На новых демонстрационных площадках распылители создают иллюзию тумана, аудиозаписи имитируют звуки насекомых и птичьих криков. Зоопарки научились варьировать температуру, имитировать осадки и менять влажность. В особо высокотехнологичных зоопарках повсюду используют невидимые барьеры. В некоторых зоопарках передвижение змей ограничивается холодными барьерными полосами, куда эти холоднокровные животные стараются не заползать. Несколько лет назад один зоолог-садовод поделился своим образом будущего: вместо того, чтобы прокладывать маршруты автобусов через весь зоопарк, создать реку, подобную круизу по джунглям Диснейленда, чтобы люди могли сплавляться на лодках вниз по реке, где из воды поднимались бы настоящие, а не роботизированные крокодилы, отделенные от посетителей невидимыми звуковыми барьерами. Интересно, эти звуковые барьеры и другие невидимые пограничные стены действительно более гуманны для животных или они просто заставляют людей чувствовать себя лучше, видя животных в неволе? Во всяком случае, зоопарки постепенно превращаются в биосферы. Некто, запертый в зоопарке, может прожить некоторое время на плодоносящих бананах, горилловой траве, инжире, диком сельдерее – все это съедобно для животных.

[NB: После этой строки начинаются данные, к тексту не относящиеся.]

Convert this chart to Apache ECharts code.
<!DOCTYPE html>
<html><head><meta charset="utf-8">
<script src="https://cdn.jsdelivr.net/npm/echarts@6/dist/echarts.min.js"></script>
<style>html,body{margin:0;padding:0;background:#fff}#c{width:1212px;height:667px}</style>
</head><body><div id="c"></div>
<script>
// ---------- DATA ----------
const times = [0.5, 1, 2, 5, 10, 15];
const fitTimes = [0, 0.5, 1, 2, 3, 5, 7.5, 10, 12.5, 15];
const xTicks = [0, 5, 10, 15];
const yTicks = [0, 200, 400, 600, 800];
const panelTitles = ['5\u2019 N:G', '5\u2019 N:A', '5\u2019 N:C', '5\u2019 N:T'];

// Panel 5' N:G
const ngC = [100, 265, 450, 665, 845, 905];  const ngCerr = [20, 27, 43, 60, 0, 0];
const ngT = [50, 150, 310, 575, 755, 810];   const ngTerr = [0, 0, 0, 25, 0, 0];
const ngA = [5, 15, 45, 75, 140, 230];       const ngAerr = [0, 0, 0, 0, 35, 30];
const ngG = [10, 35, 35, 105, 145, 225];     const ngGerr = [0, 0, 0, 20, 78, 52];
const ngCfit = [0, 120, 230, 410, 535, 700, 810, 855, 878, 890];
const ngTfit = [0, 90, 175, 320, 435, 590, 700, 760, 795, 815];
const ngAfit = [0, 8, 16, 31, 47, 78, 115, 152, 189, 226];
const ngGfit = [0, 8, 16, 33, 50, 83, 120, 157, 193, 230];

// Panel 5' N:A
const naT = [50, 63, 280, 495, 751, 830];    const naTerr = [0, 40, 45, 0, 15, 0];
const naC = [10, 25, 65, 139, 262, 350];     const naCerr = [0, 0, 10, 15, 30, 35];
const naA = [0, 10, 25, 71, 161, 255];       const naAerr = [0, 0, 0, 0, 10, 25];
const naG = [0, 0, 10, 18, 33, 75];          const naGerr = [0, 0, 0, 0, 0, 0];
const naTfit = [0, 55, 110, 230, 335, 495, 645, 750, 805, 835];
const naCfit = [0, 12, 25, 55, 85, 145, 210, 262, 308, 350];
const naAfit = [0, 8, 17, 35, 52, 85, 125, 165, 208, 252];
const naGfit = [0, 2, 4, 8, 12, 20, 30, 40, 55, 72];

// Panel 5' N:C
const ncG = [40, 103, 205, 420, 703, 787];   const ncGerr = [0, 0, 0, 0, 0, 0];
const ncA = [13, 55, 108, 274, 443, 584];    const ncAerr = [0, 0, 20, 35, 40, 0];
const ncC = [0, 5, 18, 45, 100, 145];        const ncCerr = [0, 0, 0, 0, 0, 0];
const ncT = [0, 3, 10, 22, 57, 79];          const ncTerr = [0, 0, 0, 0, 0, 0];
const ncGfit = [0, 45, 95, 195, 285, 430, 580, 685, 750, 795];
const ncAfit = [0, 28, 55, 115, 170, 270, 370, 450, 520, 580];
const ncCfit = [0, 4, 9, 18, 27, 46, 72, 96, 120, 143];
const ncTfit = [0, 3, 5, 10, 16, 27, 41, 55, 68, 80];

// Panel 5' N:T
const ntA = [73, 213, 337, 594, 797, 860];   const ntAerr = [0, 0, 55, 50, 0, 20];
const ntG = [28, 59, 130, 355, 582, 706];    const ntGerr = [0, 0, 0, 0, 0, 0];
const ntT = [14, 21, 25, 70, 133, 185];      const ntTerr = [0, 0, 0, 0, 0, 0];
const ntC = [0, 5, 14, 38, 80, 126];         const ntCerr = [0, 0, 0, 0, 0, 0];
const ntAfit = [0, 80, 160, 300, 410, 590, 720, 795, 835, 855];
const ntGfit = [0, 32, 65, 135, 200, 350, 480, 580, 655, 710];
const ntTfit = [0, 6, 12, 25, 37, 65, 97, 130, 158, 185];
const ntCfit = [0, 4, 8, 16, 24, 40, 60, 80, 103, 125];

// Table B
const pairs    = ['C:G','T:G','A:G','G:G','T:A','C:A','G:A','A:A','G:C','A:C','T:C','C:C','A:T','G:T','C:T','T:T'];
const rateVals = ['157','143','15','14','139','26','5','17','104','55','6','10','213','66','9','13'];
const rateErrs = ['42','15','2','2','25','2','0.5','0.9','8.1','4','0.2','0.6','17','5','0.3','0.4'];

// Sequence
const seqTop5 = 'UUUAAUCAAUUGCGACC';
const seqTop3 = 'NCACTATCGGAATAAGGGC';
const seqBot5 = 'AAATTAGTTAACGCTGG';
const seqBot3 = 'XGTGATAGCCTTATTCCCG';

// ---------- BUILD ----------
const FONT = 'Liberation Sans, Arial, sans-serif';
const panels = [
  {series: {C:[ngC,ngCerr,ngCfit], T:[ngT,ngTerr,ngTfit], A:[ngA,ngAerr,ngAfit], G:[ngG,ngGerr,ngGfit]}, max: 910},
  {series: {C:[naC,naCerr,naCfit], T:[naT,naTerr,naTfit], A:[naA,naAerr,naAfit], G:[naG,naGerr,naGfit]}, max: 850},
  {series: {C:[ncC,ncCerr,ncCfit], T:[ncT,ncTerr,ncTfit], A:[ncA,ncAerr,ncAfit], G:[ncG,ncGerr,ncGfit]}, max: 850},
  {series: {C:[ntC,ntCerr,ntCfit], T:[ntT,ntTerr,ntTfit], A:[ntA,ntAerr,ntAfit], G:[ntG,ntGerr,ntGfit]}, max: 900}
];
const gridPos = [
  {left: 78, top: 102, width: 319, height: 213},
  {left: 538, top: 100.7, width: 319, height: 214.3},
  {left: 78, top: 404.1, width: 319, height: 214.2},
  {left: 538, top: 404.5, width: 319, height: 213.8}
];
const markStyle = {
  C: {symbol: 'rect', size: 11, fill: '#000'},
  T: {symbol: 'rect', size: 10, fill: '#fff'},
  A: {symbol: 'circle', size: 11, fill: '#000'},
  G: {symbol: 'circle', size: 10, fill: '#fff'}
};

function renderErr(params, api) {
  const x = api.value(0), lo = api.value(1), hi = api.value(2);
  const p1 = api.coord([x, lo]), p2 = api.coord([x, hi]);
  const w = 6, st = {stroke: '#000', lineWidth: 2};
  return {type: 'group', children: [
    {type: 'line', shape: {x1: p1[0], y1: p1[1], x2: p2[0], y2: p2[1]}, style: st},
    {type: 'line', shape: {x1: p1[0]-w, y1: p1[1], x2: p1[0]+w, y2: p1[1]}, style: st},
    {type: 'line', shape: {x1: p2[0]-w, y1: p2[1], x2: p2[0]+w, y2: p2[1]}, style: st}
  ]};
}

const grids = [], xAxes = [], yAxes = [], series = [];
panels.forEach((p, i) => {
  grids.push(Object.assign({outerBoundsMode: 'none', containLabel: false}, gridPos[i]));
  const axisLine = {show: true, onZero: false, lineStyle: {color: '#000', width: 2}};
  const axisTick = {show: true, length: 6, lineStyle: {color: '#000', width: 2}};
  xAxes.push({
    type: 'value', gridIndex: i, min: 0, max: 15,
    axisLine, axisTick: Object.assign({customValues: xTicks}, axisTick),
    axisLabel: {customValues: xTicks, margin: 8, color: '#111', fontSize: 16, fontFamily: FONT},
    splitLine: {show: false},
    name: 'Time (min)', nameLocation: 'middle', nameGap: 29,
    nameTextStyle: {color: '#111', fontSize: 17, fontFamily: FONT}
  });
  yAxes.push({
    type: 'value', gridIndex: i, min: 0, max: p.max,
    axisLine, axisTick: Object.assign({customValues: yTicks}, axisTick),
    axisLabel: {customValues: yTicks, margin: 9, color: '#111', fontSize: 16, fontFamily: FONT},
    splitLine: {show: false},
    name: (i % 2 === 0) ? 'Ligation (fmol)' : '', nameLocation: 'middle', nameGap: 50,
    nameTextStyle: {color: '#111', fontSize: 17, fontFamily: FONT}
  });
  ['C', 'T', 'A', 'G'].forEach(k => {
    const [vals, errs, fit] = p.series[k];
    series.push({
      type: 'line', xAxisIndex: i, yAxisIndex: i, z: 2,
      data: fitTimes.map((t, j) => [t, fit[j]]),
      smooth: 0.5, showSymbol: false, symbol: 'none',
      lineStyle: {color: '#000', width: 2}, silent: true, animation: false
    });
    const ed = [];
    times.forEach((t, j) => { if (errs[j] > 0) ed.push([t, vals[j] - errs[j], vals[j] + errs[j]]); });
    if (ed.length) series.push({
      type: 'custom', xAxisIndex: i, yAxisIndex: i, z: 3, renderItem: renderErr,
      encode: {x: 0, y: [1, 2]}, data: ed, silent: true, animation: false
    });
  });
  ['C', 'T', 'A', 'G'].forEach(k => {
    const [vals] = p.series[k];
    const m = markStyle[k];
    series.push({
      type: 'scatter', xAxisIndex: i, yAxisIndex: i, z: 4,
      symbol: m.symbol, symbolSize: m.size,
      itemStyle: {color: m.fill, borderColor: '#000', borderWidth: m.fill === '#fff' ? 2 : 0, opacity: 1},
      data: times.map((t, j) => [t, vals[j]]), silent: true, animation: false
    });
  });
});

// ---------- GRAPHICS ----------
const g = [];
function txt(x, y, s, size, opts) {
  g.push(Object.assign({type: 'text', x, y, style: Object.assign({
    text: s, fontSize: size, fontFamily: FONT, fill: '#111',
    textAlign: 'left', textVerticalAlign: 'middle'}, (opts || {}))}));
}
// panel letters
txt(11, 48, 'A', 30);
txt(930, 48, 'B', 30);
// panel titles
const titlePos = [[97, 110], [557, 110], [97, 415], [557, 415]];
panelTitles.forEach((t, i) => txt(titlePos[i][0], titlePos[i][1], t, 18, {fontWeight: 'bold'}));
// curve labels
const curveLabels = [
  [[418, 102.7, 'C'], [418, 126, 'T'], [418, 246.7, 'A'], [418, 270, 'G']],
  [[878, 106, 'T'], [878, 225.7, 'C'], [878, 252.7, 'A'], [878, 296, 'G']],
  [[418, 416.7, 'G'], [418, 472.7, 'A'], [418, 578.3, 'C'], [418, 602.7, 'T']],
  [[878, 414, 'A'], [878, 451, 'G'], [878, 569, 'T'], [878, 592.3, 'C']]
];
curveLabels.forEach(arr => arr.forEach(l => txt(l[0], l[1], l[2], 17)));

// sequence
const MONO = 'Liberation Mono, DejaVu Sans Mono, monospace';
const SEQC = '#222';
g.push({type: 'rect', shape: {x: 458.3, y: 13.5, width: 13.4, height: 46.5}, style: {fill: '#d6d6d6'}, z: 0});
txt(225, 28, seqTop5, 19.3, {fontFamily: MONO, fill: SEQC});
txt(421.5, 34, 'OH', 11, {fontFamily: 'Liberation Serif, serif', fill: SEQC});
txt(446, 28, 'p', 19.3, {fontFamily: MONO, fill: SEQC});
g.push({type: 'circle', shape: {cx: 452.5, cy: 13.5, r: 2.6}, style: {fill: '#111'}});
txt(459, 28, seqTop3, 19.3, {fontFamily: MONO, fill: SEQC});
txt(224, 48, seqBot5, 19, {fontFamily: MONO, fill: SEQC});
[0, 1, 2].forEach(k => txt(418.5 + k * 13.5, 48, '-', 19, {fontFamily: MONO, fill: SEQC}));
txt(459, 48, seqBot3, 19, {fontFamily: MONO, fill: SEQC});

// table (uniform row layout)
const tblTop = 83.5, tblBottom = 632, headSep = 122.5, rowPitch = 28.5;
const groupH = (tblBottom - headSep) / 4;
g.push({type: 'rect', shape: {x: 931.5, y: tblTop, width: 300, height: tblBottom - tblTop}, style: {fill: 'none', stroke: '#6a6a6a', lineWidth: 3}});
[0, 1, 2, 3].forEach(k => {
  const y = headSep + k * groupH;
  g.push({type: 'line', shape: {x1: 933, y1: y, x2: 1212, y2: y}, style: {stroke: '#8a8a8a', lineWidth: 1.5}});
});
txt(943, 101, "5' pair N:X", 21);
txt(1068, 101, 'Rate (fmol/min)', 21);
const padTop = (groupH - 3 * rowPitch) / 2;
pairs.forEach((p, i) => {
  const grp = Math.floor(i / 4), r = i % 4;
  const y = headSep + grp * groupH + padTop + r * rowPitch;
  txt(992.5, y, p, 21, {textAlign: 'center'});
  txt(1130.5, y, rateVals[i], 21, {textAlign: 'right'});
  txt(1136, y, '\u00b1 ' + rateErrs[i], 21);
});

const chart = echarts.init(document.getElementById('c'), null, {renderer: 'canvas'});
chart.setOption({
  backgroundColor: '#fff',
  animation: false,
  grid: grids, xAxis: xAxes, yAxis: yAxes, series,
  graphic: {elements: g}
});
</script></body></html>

В зоопарках также практикуется контроль за настроением человека. Например, увеличение числа отрицательных ионов, высвобождаемых этими распылителями тумана на Тигриной реке зоопарка Сан-Диего, улучшает настроение, ведь воздух там насыщен кислородом больше, чем во многих окружающих городах. Большинство людей также считает, что извилистая «река» улучшает настроение. Малазийские тапиры, молочные аисты и другие животные живут вдоль реки на травянистых склонах холмов рядом с водопадами, бассейнами и валунами. Какими бы искусственными ни были эти конструкции, они все же лучше, чем клетки, которые они заменили.
У зоопарков всегда будут критики, которые утверждают, что независимо от того, насколько эффективными являются спонсируемые зоопарками программы сохранения видов, зоопарки как учреждения остаются в корне ущербными, потому что там животные содержатся, разводятся и используются для развлечения, основанного на прибыли.

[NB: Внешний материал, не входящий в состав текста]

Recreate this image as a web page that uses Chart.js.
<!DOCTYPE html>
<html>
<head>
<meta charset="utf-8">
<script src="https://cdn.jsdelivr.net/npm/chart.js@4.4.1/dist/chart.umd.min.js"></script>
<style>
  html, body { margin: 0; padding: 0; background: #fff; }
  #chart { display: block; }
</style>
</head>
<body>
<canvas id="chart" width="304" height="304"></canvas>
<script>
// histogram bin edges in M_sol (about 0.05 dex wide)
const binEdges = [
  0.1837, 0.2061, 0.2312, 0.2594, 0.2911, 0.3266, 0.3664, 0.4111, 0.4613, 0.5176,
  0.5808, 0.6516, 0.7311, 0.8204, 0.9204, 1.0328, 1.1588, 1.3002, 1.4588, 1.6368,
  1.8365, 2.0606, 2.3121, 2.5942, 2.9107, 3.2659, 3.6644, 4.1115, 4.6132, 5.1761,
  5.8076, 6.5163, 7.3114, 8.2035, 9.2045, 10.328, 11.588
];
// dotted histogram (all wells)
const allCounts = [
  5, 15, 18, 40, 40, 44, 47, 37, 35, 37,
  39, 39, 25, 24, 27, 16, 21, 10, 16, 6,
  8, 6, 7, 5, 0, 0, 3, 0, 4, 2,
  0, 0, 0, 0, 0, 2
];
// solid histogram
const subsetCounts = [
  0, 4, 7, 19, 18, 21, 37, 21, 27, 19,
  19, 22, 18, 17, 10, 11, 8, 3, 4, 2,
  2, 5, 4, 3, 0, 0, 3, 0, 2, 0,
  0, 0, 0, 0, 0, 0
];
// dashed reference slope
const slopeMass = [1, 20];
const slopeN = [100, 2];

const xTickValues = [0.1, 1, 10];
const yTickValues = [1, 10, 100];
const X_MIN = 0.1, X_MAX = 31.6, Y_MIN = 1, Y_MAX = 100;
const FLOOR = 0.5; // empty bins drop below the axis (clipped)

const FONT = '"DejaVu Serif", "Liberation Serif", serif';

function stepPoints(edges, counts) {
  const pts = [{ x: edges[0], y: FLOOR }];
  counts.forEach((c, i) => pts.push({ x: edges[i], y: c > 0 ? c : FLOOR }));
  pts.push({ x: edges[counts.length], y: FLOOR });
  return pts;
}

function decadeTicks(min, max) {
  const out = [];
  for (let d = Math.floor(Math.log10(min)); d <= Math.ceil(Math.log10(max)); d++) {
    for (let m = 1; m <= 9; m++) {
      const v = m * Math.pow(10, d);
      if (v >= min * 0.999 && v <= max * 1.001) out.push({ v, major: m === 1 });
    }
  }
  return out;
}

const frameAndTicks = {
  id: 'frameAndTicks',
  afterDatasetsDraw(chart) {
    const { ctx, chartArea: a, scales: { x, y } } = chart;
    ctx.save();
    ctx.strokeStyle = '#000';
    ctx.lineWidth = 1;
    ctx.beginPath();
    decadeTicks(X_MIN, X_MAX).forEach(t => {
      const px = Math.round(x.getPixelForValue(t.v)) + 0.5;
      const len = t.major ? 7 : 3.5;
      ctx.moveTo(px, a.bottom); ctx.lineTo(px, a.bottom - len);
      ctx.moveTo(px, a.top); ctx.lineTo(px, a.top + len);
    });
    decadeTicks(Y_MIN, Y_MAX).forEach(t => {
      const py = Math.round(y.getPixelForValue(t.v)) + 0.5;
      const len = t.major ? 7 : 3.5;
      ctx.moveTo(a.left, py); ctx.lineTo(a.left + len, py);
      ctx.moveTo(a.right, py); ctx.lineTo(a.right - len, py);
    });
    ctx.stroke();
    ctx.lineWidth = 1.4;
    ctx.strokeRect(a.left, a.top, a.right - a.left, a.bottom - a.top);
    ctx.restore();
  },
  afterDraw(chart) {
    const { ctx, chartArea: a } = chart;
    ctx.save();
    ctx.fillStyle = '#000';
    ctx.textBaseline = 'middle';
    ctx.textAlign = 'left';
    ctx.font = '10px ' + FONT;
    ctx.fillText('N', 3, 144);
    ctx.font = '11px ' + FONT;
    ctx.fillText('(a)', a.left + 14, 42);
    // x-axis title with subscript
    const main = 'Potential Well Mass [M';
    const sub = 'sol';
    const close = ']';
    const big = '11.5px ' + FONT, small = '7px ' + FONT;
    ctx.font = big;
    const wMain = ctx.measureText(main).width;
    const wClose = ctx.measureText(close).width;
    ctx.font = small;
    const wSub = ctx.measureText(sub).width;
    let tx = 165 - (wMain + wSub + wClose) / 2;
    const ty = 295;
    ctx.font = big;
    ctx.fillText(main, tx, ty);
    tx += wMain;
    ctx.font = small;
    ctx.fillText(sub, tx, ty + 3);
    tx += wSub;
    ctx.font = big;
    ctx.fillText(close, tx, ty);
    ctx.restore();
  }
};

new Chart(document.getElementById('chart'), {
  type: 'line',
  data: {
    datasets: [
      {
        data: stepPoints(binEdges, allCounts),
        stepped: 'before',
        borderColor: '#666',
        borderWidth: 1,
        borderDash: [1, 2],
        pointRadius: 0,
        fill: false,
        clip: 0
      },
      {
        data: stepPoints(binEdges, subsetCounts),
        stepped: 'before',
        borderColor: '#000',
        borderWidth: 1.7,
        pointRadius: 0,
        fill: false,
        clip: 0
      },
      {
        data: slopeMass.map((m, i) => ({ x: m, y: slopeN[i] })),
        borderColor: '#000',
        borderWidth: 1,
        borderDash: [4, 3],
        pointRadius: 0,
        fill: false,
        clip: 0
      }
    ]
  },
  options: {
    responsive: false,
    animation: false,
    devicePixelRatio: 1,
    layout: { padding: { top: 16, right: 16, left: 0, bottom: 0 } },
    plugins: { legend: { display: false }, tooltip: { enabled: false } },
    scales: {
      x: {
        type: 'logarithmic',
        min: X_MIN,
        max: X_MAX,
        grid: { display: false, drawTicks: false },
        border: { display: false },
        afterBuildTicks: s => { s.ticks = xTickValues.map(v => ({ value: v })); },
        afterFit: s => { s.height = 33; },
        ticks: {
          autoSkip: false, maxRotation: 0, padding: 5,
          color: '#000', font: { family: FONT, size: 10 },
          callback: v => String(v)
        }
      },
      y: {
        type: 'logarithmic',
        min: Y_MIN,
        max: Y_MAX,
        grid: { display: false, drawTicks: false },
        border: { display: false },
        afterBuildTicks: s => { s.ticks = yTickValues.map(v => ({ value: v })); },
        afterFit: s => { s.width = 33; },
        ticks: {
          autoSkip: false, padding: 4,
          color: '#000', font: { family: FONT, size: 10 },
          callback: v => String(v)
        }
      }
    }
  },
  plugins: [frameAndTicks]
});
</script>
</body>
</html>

Нкрума Фрейзер, мой друг, выросший на ферме в сельском регионе у реки Миссисипи, ценит зоопарки. Нкрума работал в Outdoor Afro – организации, занимающейся увеличением программ отдыха на свежем воздухе для афроамериканцев, он также основал две некоммерческие организации для увеличения связи молодежи с природой – «Походы по Америке» и «Семейный природный клуб Южной Миссисипи». Однажды я спросил его об истоках его любви к природе.
«Когда я был мальчиком, у нас всегда была минимум одна собака и сто голов скота, – сказал он. – Мы регулярно охотились и ловили рыбу, но делали это только для пропитания, а не для развлечения. За это время я научился уважать животных, но я видел в наших домашних животных собственность, а в диких животных – ресурс, который можно использовать». Нкрума сказал, что во время учебы в колледже на биолога, а потом в департаменте охраны океана, его учили, что животные действуют механически, руководствуясь только инстинктами для управления своими ресурсами и энергией. «Только когда я начал работать смотрителем животных в зоопарке, у меня появилось более глубокое уважение к животным».